Deux pas en avant et deux pas en arrière

Mise en ligne: 16 décembre 2009

La corruption est un des tags de notre époque, par Antonio de la Fuente

Quelqu’un a dit que la corruption c’est le tag de notre époque, la rubrique la plus fréquentée des pages économiques, politiques, judiciaires et même sportives de la presse locale et internationale.

Quelqu’un a dit aussi que le mot corruption brûle et gèle tout dès qu’il est prononcé. Ce n’est pas par hasard si à l’origine ce mot désigne la décomposition de la matière organique.

Quoiqu’il en soit, la corruption est un ensemble de faits et des pratiques large et mouvant. La représentation de ces pratiques et l’usage que l’on en fait détermine les rapports entre les gens. La détermination de ces pratiques et la représentation de celles-ci varient néanmoins en fonction des différents groupes sociaux.

« La corruption est insondable », écrit Jean Baudrillard, « elle est sans doute consubstantielle au fonctionnement social. Mais du moins la lutte anticorruption en évoque le spectre et nous en offre le spectacle. Or le spectacle de la corruption est une fonction vitale en démocratie : fonction de divertissement, fonction pédagogique, fonction cathartique. Il n’éveille pas d’amertume profonde, sinon la révolte gronderait en permanence » [1].

Concernant les rapports Nord-Sud, la coopération au développement et l’action sociale, la notion n’est donc pas étrangère et elle est même problématique. Il nous est paru donc intéressant d’essayer d’interroger sur l’emprise des pratiques de corruption que ces sphères abritent et aussi sur le poids des représentations des acteurs concernés par cette question.

Ces vingt dernières années, la notion de transparence a gagné du terrain, s’associant étroitement aux exigences de bonne gouvernance pour se dresser face à l’ampleur de la corruption. Il est aussi donc intéressant de s’interroger sur l’origine des notions de transparence et de bonne gouvernance, l’usage que l’on fait et la manière dont cet usage détermine les rapports entre acteurs.

Nous vous proposons donc de porter un regard sur la corruption en tant que réalité et sur la transparence en tant qu’idéologie associée.

Le Rapport 2009 de Transparency International porte sur la corruption dans le secteur privé, ce qui a le mérite d’élargir l’espace de perception habituelle des pratiques de corruption qui a été principalement celui des marchés publics, ainsi que de mettre en lumière non seulement les corrompus mais aussi les corrupteurs. Cet indicateur de corruption-transparence n’est néanmoins pas exempt de critiques tant il est vrai qu’il est basé sur les perceptions que les acteurs ont des phénomènes de corruption plutôt que des phénomènes eux-mêmes.

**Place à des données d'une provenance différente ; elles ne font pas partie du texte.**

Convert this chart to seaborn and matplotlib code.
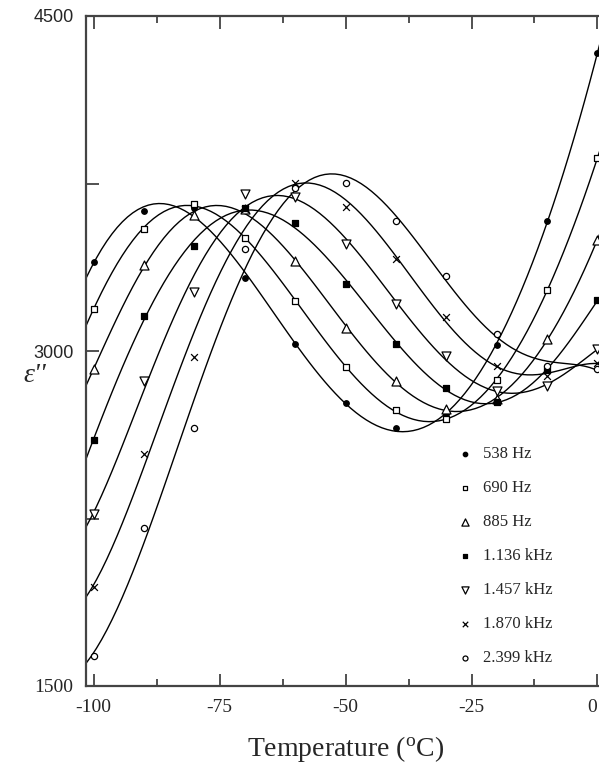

Quoi qu’il en soit, du point de vue des faits il est fort probable que la corruption soit un iceberg, une réalité dont on ne peut entrevoir qu’une partie superficielle et dont l’essentiel se dérobe à notre perception. De ce fait, nous sommes largement contraints de nous confronter à l’espace idéologique ouvert par l’opposition corruption-transparence : comment peut-on définir la corruption ? (y a-t-il une définition commune à toutes les sociétés ?), quelles sont les pratiques qui tombent sous cette définition et comment doit-on et peut-on les combattre ?

Même si c’est un terrain dans lequel on fait souvent deux pas en avant et deux pas en arrière.